▼

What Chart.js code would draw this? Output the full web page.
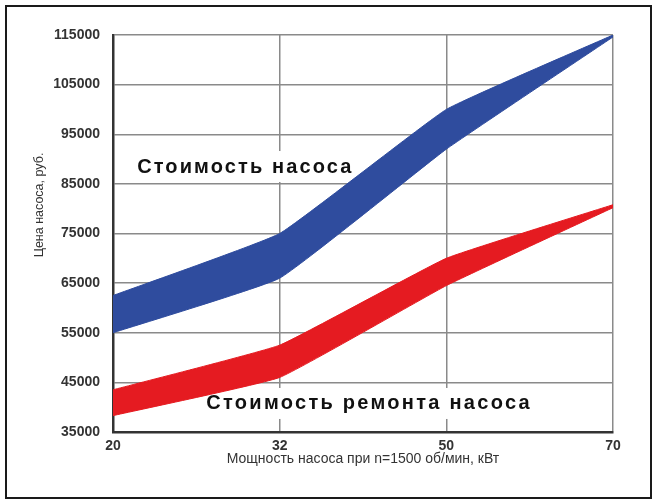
<!DOCTYPE html>
<html>
<head>
<meta charset="utf-8">
<script src="https://cdn.jsdelivr.net/npm/chart.js@4.4.1/dist/chart.umd.min.js"></script>
<style>
  html, body { margin: 0; padding: 0; background: #fff; }
  #wrap { position: relative; width: 656px; height: 500px; }
  #frame { position: absolute; left: 5px; top: 5px; width: 643px; height: 490px; border: 2px solid #1a1a1a; pointer-events: none; }
</style>
</head>
<body>
<div id="wrap">
  <canvas id="pumpChart" width="656" height="500"></canvas>
  <div id="frame"></div>
</div>
<script>
// мощность насоса, кВт
var powerLabels = ['20', '32', '50', '70'];
// стоимость насоса (верх / низ полосы)
var pumpHigh = [62500, 75000, 100000, 115000];
var pumpLow = [55000, 66000, 92000, 114600];
// стоимость ремонта (верх / низ полосы)
var repairHigh = [43500, 52500, 70000, 80800];
var repairLow = [38300, 46000, 64500, 80200];
var yMin = 35000, yMax = 115000, yStep = 10000;

var bandNotes = [
    { text: 'Стоимость насоса', from: 0.145, to: 1.43, value: 88600 },
    { text: 'Стоимость ремонта насоса', from: 0.56, to: 2.5, value: 40850 }
];
var yTitle = 'Цена насоса, руб.';

var blue = '#2f4c9e';
var red = '#e51b21';
var noteFont = 'bold 20px "Liberation Sans", Arial, sans-serif';

function notePos(chart, n) {
    var xs = chart.scales.x, ys = chart.scales.y;
    return { x1: xs.getPixelForValue(n.from), x2: xs.getPixelForValue(n.to), y: ys.getPixelForValue(n.value) };
}

var notesPlugin = {
    id: 'notes',
    // белая подложка только поверх сетки, полосы рисуются над ней
    beforeDatasetsDraw: function(chart) {
        var ctx = chart.ctx;
        ctx.save();
        ctx.fillStyle = '#fff';
        bandNotes.forEach(function(n) {
            var p = notePos(chart, n);
            ctx.fillRect(p.x1 - 5, p.y - 15, p.x2 - p.x1 + 10, 31);
        });
        ctx.restore();
    },
    afterDatasetsDraw: function(chart) {
        var ctx = chart.ctx;
        ctx.save();
        ctx.font = noteFont;
        ctx.textBaseline = 'middle';
        ctx.textAlign = 'left';
        bandNotes.forEach(function(n) {
            var p = notePos(chart, n);
            ctx.letterSpacing = '0px';
            var w = ctx.measureText(n.text).width;
            var sp = (p.x2 - p.x1 - w) / (n.text.length - 1);
            ctx.letterSpacing = sp.toFixed(2) + 'px';
            ctx.fillStyle = '#111';
            ctx.fillText(n.text, p.x1, p.y + 1);
        });
        ctx.letterSpacing = '0px';
        // подпись оси Y
        ctx.translate(40, 205);
        ctx.rotate(-Math.PI / 2);
        ctx.textAlign = 'center';
        ctx.font = '12.5px "Liberation Sans", Arial, sans-serif';
        ctx.fillStyle = '#333';
        ctx.fillText(yTitle, 0, 0);
        ctx.restore();
    }
};

var ctx = document.getElementById('pumpChart').getContext('2d');

var pumpChart = new Chart(ctx, {
    type: 'line',
    data: {
        labels: powerLabels,
        datasets: [
            { label: 'pumpHigh', data: pumpHigh, borderColor: blue, backgroundColor: blue, fill: '+1', borderWidth: 1, pointRadius: 0, tension: 0.1 },
            { label: 'pumpLow', data: pumpLow, borderColor: blue, backgroundColor: blue, fill: false, borderWidth: 1, pointRadius: 0, tension: 0.1 },
            { label: 'repairHigh', data: repairHigh, borderColor: red, backgroundColor: red, fill: '+1', borderWidth: 1, pointRadius: 0, tension: 0.1 },
            { label: 'repairLow', data: repairLow, borderColor: red, backgroundColor: red, fill: false, borderWidth: 1, pointRadius: 0, tension: 0.1 }
        ]
    },
    options: {
        responsive: false,
        animation: false,
        layout: { padding: { left: 0, top: 35, right: 43, bottom: 0 } },
        plugins: {
            legend: { display: false },
            tooltip: { enabled: false }
        },
        scales: {
            x: {
                grid: { color: '#8a8a8a', lineWidth: 1.5, drawTicks: false },
                border: { color: '#333', width: 2.5 },
                ticks: { color: '#333', padding: 6, font: { family: '"Liberation Sans", Arial, sans-serif', size: 14, weight: 'bold' } },
                title: {
                    display: true,
                    text: 'Мощность насоса при n=1500 об/мин, кВт',
                    color: '#333',
                    font: { family: '"Liberation Sans", Arial, sans-serif', size: 14 },
                    padding: { top: 0, bottom: 32 }
                },
                afterFit: function(scale) { scale.height = 68; }
            },
            y: {
                min: yMin,
                max: yMax,
                grid: { color: '#8a8a8a', lineWidth: 1.5, drawTicks: false },
                border: { color: '#333', width: 2.5 },
                ticks: {
                    stepSize: yStep,
                    color: '#333',
                    padding: 13,
                    font: { family: '"Liberation Sans", Arial, sans-serif', size: 14, weight: 'bold' },
                    callback: function(v) { return String(v); }
                },
                afterFit: function(scale) { scale.width = 113; }
            }
        }
    },
    plugins: [notesPlugin]
});
</script>
</body>
</html>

▲

### EXERCISE BRIEF:
Every line should be retyped exactly, with the pictures omitted.

### WRITTEN SOLUTION:
What Chart.js code would draw this? Output the full web page.
<!DOCTYPE html>
<html>
<head>
<meta charset="utf-8">
<script src="https://cdn.jsdelivr.net/npm/chart.js@4.4.1/dist/chart.umd.min.js"></script>
<style>
  html, body { margin: 0; padding: 0; background: #fff; }
  #wrap { position: relative; width: 656px; height: 500px; }
  #frame { position: absolute; left: 5px; top: 5px; width: 643px; height: 490px; border: 2px solid #1a1a1a; pointer-events: none; }
</style>
</head>
<body>
<div id="wrap">
  <canvas id="pumpChart" width="656" height="500"></canvas>
  <div id="frame"></div>
</div>
<script>
// мощность насоса, кВт
var powerLabels = ['20', '32', '50', '70'];
// стоимость насоса (верх / низ полосы)
var pumpHigh = [62500, 75000, 100000, 115000];
var pumpLow = [55000, 66000, 92000, 114600];
// стоимость ремонта (верх / низ полосы)
var repairHigh = [43500, 52500, 70000, 80800];
var repairLow = [38300, 46000, 64500, 80200];
var yMin = 35000, yMax = 115000, yStep = 10000;

var bandNotes = [
    { text: 'Стоимость насоса', from: 0.145, to: 1.43, value: 88600 },
    { text: 'Стоимость ремонта насоса', from: 0.56, to: 2.5, value: 40850 }
];
var yTitle = 'Цена насоса, руб.';

var blue = '#2f4c9e';
var red = '#e51b21';
var noteFont = 'bold 20px "Liberation Sans", Arial, sans-serif';

function notePos(chart, n) {
    var xs = chart.scales.x, ys = chart.scales.y;
    return { x1: xs.getPixelForValue(n.from), x2: xs.getPixelForValue(n.to), y: ys.getPixelForValue(n.value) };
}

var notesPlugin = {
    id: 'notes',
    // белая подложка только поверх сетки, полосы рисуются над ней
    beforeDatasetsDraw: function(chart) {
        var ctx = chart.ctx;
        ctx.save();
        ctx.fillStyle = '#fff';
        bandNotes.forEach(function(n) {
            var p = notePos(chart, n);
            ctx.fillRect(p.x1 - 5, p.y - 15, p.x2 - p.x1 + 10, 31);
        });
        ctx.restore();
    },
    afterDatasetsDraw: function(chart) {
        var ctx = chart.ctx;
        ctx.save();
        ctx.font = noteFont;
        ctx.textBaseline = 'middle';
        ctx.textAlign = 'left';
        bandNotes.forEach(function(n) {
            var p = notePos(chart, n);
            ctx.letterSpacing = '0px';
            var w = ctx.measureText(n.text).width;
            var sp = (p.x2 - p.x1 - w) / (n.text.length - 1);
            ctx.letterSpacing = sp.toFixed(2) + 'px';
            ctx.fillStyle = '#111';
            ctx.fillText(n.text, p.x1, p.y + 1);
        });
        ctx.letterSpacing = '0px';
        // подпись оси Y
        ctx.translate(40, 205);
        ctx.rotate(-Math.PI / 2);
        ctx.textAlign = 'center';
        ctx.font = '12.5px "Liberation Sans", Arial, sans-serif';
        ctx.fillStyle = '#333';
        ctx.fillText(yTitle, 0, 0);
        ctx.restore();
    }
};

var ctx = document.getElementById('pumpChart').getContext('2d');

var pumpChart = new Chart(ctx, {
    type: 'line',
    data: {
        labels: powerLabels,
        datasets: [
            { label: 'pumpHigh', data: pumpHigh, borderColor: blue, backgroundColor: blue, fill: '+1', borderWidth: 1, pointRadius: 0, tension: 0.1 },
            { label: 'pumpLow', data: pumpLow, borderColor: blue, backgroundColor: blue, fill: false, borderWidth: 1, pointRadius: 0, tension: 0.1 },
            { label: 'repairHigh', data: repairHigh, borderColor: red, backgroundColor: red, fill: '+1', borderWidth: 1, pointRadius: 0, tension: 0.1 },
            { label: 'repairLow', data: repairLow, borderColor: red, backgroundColor: red, fill: false, borderWidth: 1, pointRadius: 0, tension: 0.1 }
        ]
    },
    options: {
        responsive: false,
        animation: false,
        layout: { padding: { left: 0, top: 35, right: 43, bottom: 0 } },
        plugins: {
            legend: { display: false },
            tooltip: { enabled: false }
        },
        scales: {
            x: {
                grid: { color: '#8a8a8a', lineWidth: 1.5, drawTicks: false },
                border: { color: '#333', width: 2.5 },
                ticks: { color: '#333', padding: 6, font: { family: '"Liberation Sans", Arial, sans-serif', size: 14, weight: 'bold' } },
                title: {
                    display: true,
                    text: 'Мощность насоса при n=1500 об/мин, кВт',
                    color: '#333',
                    font: { family: '"Liberation Sans", Arial, sans-serif', size: 14 },
                    padding: { top: 0, bottom: 32 }
                },
                afterFit: function(scale) { scale.height = 68; }
            },
            y: {
                min: yMin,
                max: yMax,
                grid: { color: '#8a8a8a', lineWidth: 1.5, drawTicks: false },
                border: { color: '#333', width: 2.5 },
                ticks: {
                    stepSize: yStep,
                    color: '#333',
                    padding: 13,
                    font: { family: '"Liberation Sans", Arial, sans-serif', size: 14, weight: 'bold' },
                    callback: function(v) { return String(v); }
                },
                afterFit: function(scale) { scale.width = 113; }
            }
        }
    },
    plugins: [notesPlugin]
});
</script>
</body>
</html>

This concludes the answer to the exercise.